> _Exercise instructions_:
Return only the lines from the top of the data down to the one that holds "(0,0) rectangle (1005,614);", both included, without any pictures.

> _Given information_:
>>>>
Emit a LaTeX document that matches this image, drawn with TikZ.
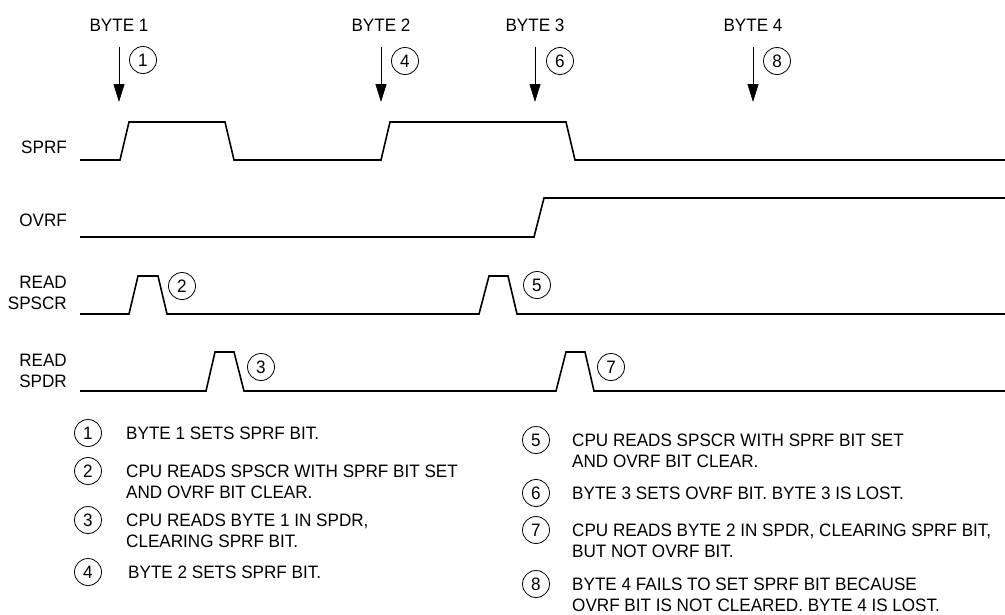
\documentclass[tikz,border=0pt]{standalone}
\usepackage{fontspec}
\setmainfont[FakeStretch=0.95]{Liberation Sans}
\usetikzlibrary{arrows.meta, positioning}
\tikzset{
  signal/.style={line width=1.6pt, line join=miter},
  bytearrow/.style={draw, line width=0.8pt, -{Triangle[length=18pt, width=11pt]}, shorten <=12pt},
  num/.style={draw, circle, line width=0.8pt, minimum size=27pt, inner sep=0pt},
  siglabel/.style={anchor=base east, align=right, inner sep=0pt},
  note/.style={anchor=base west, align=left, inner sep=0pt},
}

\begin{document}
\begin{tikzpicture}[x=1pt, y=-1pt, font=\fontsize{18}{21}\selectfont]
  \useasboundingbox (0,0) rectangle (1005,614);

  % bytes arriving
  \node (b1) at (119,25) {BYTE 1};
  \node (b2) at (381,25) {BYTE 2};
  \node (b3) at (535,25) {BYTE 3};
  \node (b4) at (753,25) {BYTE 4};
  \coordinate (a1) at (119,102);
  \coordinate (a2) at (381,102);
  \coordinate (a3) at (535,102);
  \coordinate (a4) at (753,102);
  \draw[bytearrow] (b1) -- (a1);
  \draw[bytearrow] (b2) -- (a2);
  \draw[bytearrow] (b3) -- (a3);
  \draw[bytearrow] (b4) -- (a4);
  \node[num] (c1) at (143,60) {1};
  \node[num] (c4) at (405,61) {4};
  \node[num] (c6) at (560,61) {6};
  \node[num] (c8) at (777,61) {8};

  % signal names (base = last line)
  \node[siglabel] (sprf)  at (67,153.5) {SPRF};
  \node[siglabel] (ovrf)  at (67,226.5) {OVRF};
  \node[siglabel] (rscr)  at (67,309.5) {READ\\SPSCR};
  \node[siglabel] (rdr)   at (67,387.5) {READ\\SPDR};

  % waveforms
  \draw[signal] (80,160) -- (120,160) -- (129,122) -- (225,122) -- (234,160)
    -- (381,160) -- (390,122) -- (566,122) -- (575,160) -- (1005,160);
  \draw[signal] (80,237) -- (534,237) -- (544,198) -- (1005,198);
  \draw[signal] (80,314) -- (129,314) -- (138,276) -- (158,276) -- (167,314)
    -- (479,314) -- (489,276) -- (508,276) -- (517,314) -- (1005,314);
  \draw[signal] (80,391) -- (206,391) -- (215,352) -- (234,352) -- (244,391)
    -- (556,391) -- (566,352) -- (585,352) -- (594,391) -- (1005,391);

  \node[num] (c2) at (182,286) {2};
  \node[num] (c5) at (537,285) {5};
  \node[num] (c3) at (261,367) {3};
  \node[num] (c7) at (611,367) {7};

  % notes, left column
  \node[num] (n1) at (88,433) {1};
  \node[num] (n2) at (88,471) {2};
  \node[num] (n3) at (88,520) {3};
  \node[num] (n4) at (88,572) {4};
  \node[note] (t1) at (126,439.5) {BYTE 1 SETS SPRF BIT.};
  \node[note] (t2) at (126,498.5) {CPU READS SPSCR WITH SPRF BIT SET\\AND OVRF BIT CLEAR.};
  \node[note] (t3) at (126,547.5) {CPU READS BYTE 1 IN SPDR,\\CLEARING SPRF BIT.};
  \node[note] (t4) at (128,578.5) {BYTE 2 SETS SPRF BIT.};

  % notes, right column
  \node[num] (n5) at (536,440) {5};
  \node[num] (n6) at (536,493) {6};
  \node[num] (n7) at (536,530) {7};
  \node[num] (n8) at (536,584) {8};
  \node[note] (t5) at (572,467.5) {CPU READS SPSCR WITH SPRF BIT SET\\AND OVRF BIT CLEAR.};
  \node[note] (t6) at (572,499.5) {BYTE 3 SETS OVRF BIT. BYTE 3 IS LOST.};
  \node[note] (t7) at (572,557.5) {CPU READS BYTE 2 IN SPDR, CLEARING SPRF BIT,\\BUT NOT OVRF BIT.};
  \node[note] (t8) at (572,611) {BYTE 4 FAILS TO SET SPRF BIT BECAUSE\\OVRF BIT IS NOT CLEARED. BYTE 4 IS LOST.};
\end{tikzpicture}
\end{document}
<<<<
> _Result below_:
Emit a LaTeX document that matches this image, drawn with TikZ.
\documentclass[tikz,border=0pt]{standalone}
\usepackage{fontspec}
\setmainfont[FakeStretch=0.95]{Liberation Sans}
\usetikzlibrary{arrows.meta, positioning}
\tikzset{
  signal/.style={line width=1.6pt, line join=miter},
  bytearrow/.style={draw, line width=0.8pt, -{Triangle[length=18pt, width=11pt]}, shorten <=12pt},
  num/.style={draw, circle, line width=0.8pt, minimum size=27pt, inner sep=0pt},
  siglabel/.style={anchor=base east, align=right, inner sep=0pt},
  note/.style={anchor=base west, align=left, inner sep=0pt},
}

\begin{document}
\begin{tikzpicture}[x=1pt, y=-1pt, font=\fontsize{18}{21}\selectfont]
  \useasboundingbox (0,0) rectangle (1005,614);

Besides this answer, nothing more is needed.